In 2024, gross domestic product (GDP) in Hungary is expected to grow by 1.7%, while in the next two years it is forecast to expand by 3.8% and 3.2% respectively. Compared with our previous forecast, consumption in the second half of the year is better than expected at 4.1%. Despite the positive consumption trends, retail sales still grow slower than real wages, so the cautiousness of households may still be present in the economy. However, foreign online shops also take up a substantial part of demand, which is part of consumption but does not have a positive impact on domestic retail sales. In our own forecast, we expect caution to gradually ease, with consumption expected to grow by 3.5% this year. We project consumption growth to be 1.8% in 2025 and 2.2% in 2026, but with a reduction in caution in a lower inflation environment, consumption could grow at higher rates over the forecast horizon.

Investments fell by 20.2% and 5.0% respectively in the first half of the year. Investment activity is likely to remain subdued until the end of the year, so we estimate that investment could fall by 6.5% this year. Given the low base this year, investment could grow by 6.9% next year, followed by a 2.9% expansion in 2026.

Exports could grow by 0.1% in 2024, 10.5% in 2025 and 7.3% in 2026. Exports are strongly influenced by external demand, in particular the development of the German economy, which shows negative trends. If the German economy, especially its manufacturing sector, which is key for Hungarian exports, recovers, this could boost demand for Hungarian exports.

The main drivers of imports are consumption and exports, hence we expect a contraction of 1.1% in 2024. Over the next two years, imports could increase by 9.8% and 6.2% respectively. In 2024, net exports could make a positive contribution to economic growth due to falling imports. Then, in the next two years, net exports could have a positive effect on domestic economic growth, with exports and imports already expanding.

Last year, the cost of living increased dramatically, to which households responded by increasing its labour market activity in the second half of 2023. Some of those who (re-)entered the labour market were able to find work quickly, while others were slower to find a job, so the number of employed and unemployed increased at the same time. With consumer prices moderating, labour market trends also appear to be stabilising, with employment projected to continue to rise over the forecast horizon and unemployment to start to fall slowly from next year. We estimate that unemployment will reach 4.8% by the end of 2024, and then the market will return to its previous state by 2025, when the unemployment rate will fall again to 4.5%, combined with a high level of employment.
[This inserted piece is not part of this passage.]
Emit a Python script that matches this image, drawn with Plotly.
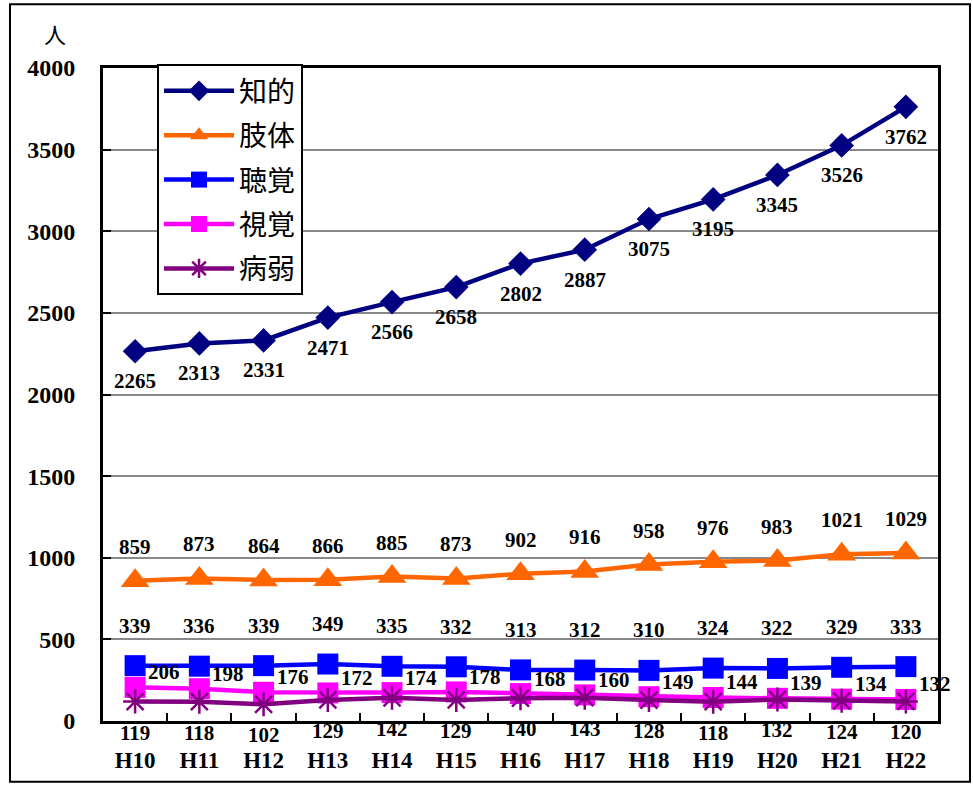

For 2024, our fiscal forecast projects the cash deficit to meet the government’s target of 4.5%, but the ESA deficit could be 0.8 percentage points worse than the 4.5% target for the deficit-to-GDP ratio, reaching 5.3%. We stress that our estimates of EU programme revenues and expenditure are subject to higher than average uncertainty. According to government plans, gross government debt could fall to 73.2% of GDP by the end of 2024.

The deficit target of 3.7% for 2025 is expected to be met. Our projections suggest that government debt could fall to 73.1% of GDP. This is 1 percentage point higher than the level of government debt in government plans.

 

Table: Forecast of Századvég Konjunktúrakutató

2023 2024 2025 2026
Gross domestic product (volume index) -0.7 1.7 3.8 3.2
Household final consumption expenditure (volume index) -2.2 3.5 1.8 2.2
Gross accumulation (volume index) -14.9 -6.5 6.9 2.9
Export volume index (based on national accounts) 0.9 0.1 10.5 7.3
Import volume index (based on national accounts) -4.3 -1.1 9.8 6.2
Balance of international trade in goods (EUR billion) 0.3 0.5 2.3 3.5
Consumer price index (%) 17.1 4.0 3.7 3.1
Central bank base interest rate at the end of the period (%) 11.4 6.5 5.3 4.2
Unemployment rate (%) 4.1 4.8 4.5 3.3
Current account balance as a percentage of GDP 0.2 0.1 0.5 0.5
Net lending as a percentage of the GDP 1.2 1.1 1.4 1.3
ESA balance of public finances as a percentage of GDP -6.7 -5.3 -3.7 -3.2
National debt-to-GDP ratio 73.5 73.2 73.1 72.3

Remark: The base rate of the central bank applies to the last quarter of the year.